In this way, despite its overly-performative aspect Sherman’s work seems almost violent amidst the lighter feel of the last section. We end with a photograph of Picasso with giant potatoes for hands taken by Man Ray, images of food worn as absurd fashion, a bathroom tiled in ham slices (part of Sian Bonnell’s surreal parody of the obsessive housewife). Many of the works also comment upon the relationship between food and sex. Guy Bourdin’s provocative image of two female models feeding each other erect frankfurters for Vogue Paris in 1981 is, well, comically frank. Hank Willis Thomas’ work, belonging to a series of adverts stripped of their text or logos, comments on how the bodies of Black men and white women have each been commodified by the advertising industry to sell products, including food. On the way back down the stairs to leave the gallery, visitors are confronted with a much-larger-than-life image of a man’s torso with a strategically positioned floating burger taken by Grant Cornett for Gather Journal.

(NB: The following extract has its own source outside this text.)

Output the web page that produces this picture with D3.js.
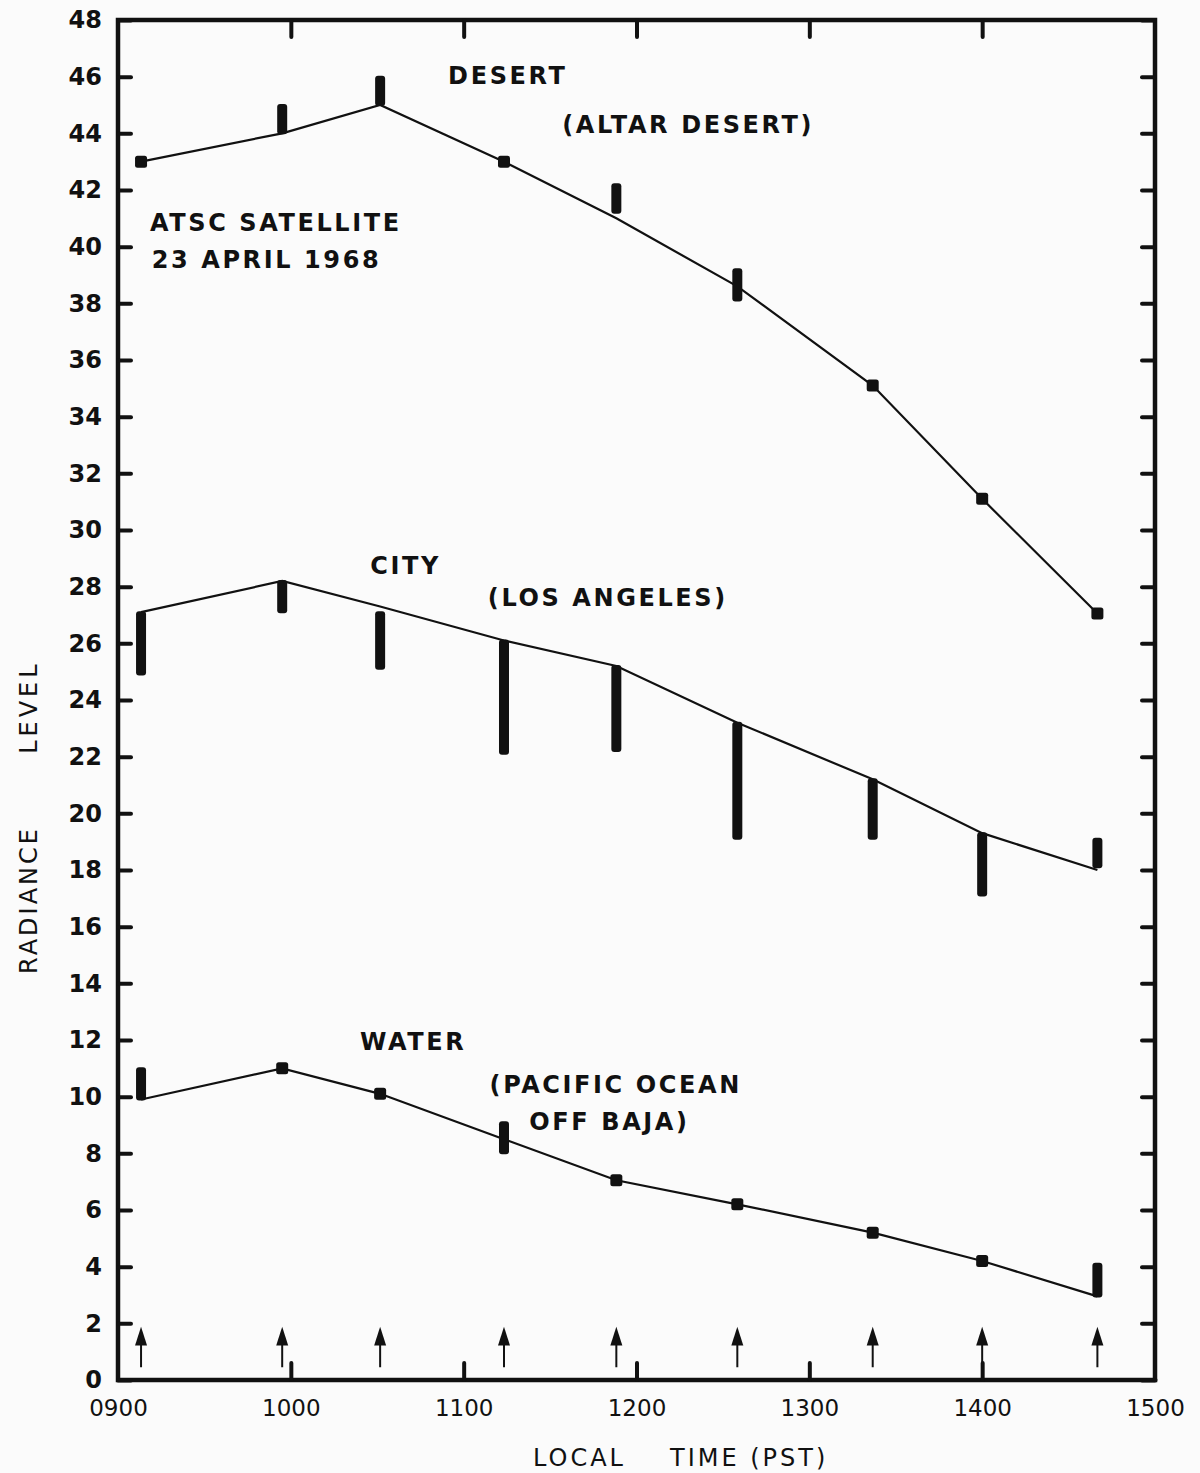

It may be a banal comment, but I was surprised not to come away from ‘Feast for the Eyes’ feeling especially hungry. The exhibition takes the subject much further and is dizzying in the range of directions it explores (barely captured here). Emerging back onto the streets of London, images of food were suddenly everywhere. The KFC billboard showing a fantasy, Photoshop-ed version of glistening deep-fried chicken wings. The Magnum campaign featuring a woman experiencing a moment of intense, strictly ice-cream related pleasure. An advert for tinned peaches in which a mother serves her daughter an apparently wholesome breakfast, echoing (in no way satirically) the cover illustration of New Recipes for Good Eating (1949) – one of the many vintage cookbooks included in the show – where the perfect American housewife is shown ‘in her place’: at the stove feeding her family. Travelling home in the company of Weegee’s Stazzone, I find his image strangely comfortingly. He’s a guy who likes pasta, and that’s about all there is to it.
‘Feast for the Eyes: The Story of Food in Photography’ will be on display at The Photographers’ Gallery, London until 9 February 2020.